The solution found by your DFS algorithm should have a cost of 61 (provided you push successors onto the fringe in the order provided by getSuccessors). Is this the lowest cost solution? If not, what is depth-first search doing wrong?

Question 2 (2 point) Implement the breadth-first search (BFS) algorithm in the breadthFirstSearch function in search.py. Again, write a graph search algorithm that avoids expanding any already visited states. Test your code on the maze in maze1.txt the same way you did for depth-first search (except of course instantiating your BFS function instead of your DFS function). Does BFS find the best solution? Now test BFS on maze2.txt.

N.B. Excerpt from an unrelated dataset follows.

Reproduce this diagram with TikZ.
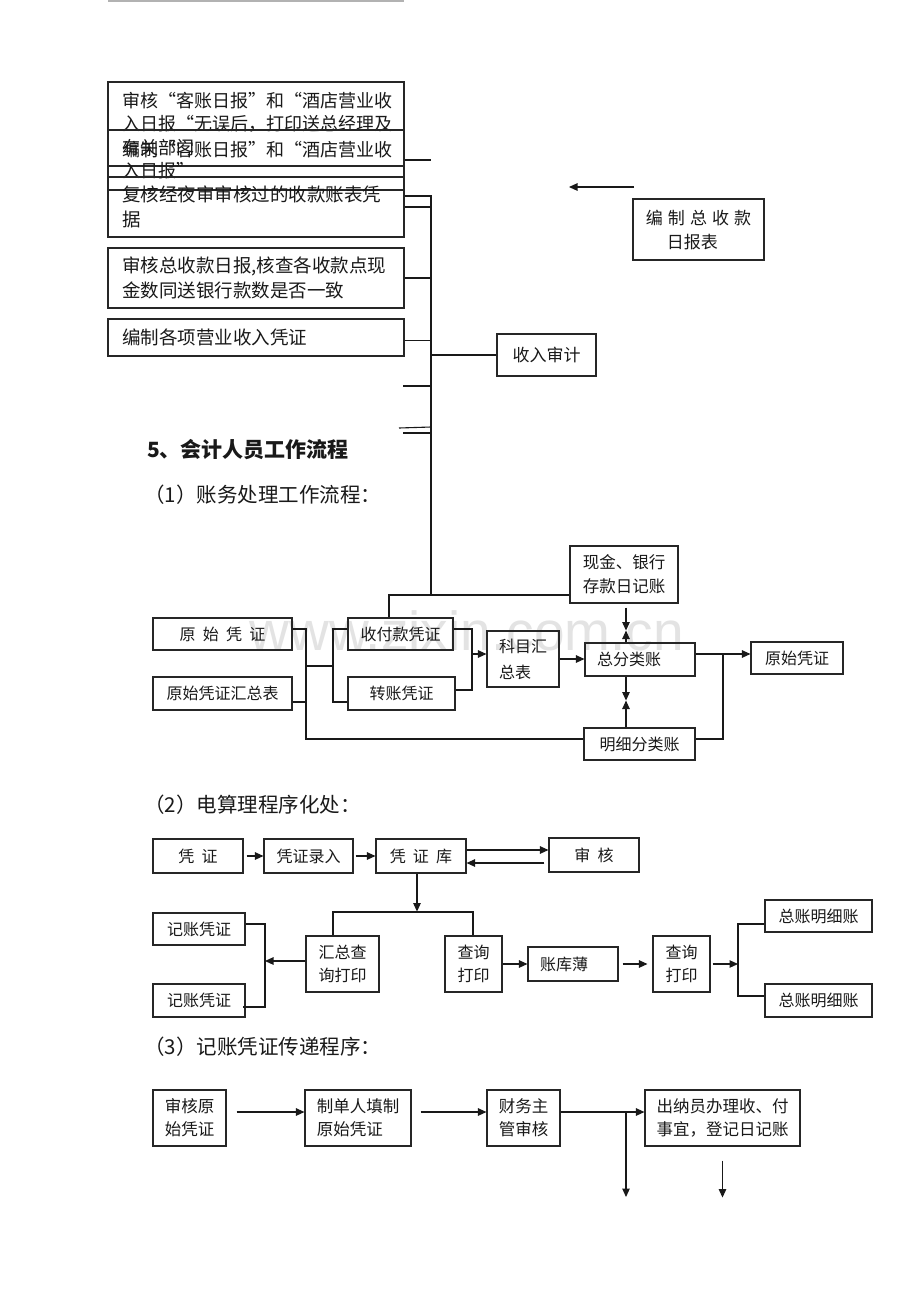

Does BFS find the best solution for this maze? If not, what is it doing wrong, or failing to do? Does BFS expand a substantially different number of nodes than DFS?

Question 3 (3 points) Implement the uniform-cost graph search algorithm in the uniformCostSearch function in search.py. Test your algorithm on maze2.txt. Does it find the best solution? Now test your algorithm on maze3.txt. How many nodes does it expand in order to get this solution? Looking at the output, does it seem like the UCS is expanding unnecessary nodes? Which nodes are wasted exploration?

Question 4 (3 points) Implement A* graph search in the empty function aStarSearch in search.py. You will need to pass a heuristic function into aStarSearch upon construction. The heuristic function should take two arguments: the current state and the search problem. Use the manhattanDistance heuristic function provided in mazeworld.py. Now, test your A* function on maze3.txt. How many nodes does it expand compared to the uniform-cost search function you wrote for question 4? Qualitatively, what is different about the regions explored by UCS and A*?

Your agent is on a roll! Try maze_15x15.txt, maze_25x25.txt and maze_35x35.txt for more fun.

Congratulations, you've completed the first checkpoint. Pacman is waiting for you!